Research Specifications

Cold spraying is a novel solid powder deposition method that utilizes powder kinetic energy for layer formation. In this process, spherical metal powders, typically in micrometer sizes, accelerate through a convergent–divergent nozzle to reach the necessary velocity, which is called the critical velocity for deposition. There is a large research gap regarding the effect of nozzle geometry on particle acceleration deposition efficiency. This study utilized computational fluid dynamics (CFD) and the Euler–Lagrange approach to investigate how the nozzle geometry affects the performance of the cold spray process to fill this gap. This study is novel in that it explores an optimized nozzle design to enhance particle velocity and deposition. Three convergent–divergent nozzles with different expansion ratios were selected, and simulations were conducted at various inlet pressures. The results showed that a lower expansion ratio caused the normal shock wave to move toward the nozzle outlet with the same inlet pressure for the nozzle.
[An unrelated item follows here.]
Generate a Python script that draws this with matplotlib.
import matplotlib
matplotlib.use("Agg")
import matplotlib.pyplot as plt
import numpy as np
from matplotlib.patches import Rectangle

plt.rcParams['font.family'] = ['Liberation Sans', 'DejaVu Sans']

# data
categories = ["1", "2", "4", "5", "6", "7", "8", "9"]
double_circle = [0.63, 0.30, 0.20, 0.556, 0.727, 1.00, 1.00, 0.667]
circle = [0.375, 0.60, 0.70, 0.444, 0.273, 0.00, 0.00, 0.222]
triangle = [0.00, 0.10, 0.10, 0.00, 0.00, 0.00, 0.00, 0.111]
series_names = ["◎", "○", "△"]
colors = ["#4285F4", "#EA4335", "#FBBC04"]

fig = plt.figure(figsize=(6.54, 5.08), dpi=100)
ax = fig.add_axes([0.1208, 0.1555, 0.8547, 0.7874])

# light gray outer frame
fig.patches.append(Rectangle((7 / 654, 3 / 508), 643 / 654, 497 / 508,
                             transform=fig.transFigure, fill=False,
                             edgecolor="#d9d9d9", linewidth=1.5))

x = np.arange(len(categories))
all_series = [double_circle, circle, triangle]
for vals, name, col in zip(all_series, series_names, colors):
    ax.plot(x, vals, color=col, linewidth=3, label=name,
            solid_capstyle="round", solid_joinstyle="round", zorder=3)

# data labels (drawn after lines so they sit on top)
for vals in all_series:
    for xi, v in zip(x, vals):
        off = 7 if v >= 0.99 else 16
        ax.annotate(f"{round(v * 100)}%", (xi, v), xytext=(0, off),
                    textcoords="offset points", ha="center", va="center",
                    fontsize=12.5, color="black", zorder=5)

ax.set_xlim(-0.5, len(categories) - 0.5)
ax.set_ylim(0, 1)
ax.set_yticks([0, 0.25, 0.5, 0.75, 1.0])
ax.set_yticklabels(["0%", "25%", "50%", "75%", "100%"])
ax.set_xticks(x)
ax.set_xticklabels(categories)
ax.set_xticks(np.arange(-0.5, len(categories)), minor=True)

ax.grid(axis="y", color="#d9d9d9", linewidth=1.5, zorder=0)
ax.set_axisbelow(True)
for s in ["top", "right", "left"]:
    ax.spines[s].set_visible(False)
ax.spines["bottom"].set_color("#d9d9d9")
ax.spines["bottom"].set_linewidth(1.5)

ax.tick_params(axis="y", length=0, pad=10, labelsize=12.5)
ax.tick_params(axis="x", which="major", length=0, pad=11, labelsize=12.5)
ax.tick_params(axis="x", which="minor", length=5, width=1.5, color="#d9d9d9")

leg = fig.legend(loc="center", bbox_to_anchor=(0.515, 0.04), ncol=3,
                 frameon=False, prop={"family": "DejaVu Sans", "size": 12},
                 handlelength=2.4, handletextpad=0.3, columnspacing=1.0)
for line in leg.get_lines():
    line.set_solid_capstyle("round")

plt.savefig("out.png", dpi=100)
In addition, the results indicate that increasing the length of the divergent section to a certain extent led to an increase in particle velocity; however, further lengthening decreased the gas phase density and reduced the particle drag force. Particles with diameters less than 5 µm experienced a velocity decrease at the nozzle outlet owing to their low mass, low inertia, and deviation from the nozzle centerline caused by the bow shock on the substrate. A barrel section was designed to address this issue, which reduced the velocity loss in smaller-diameter particles by approximately 10% by optimizing the particle behavior and nozzle dimensions.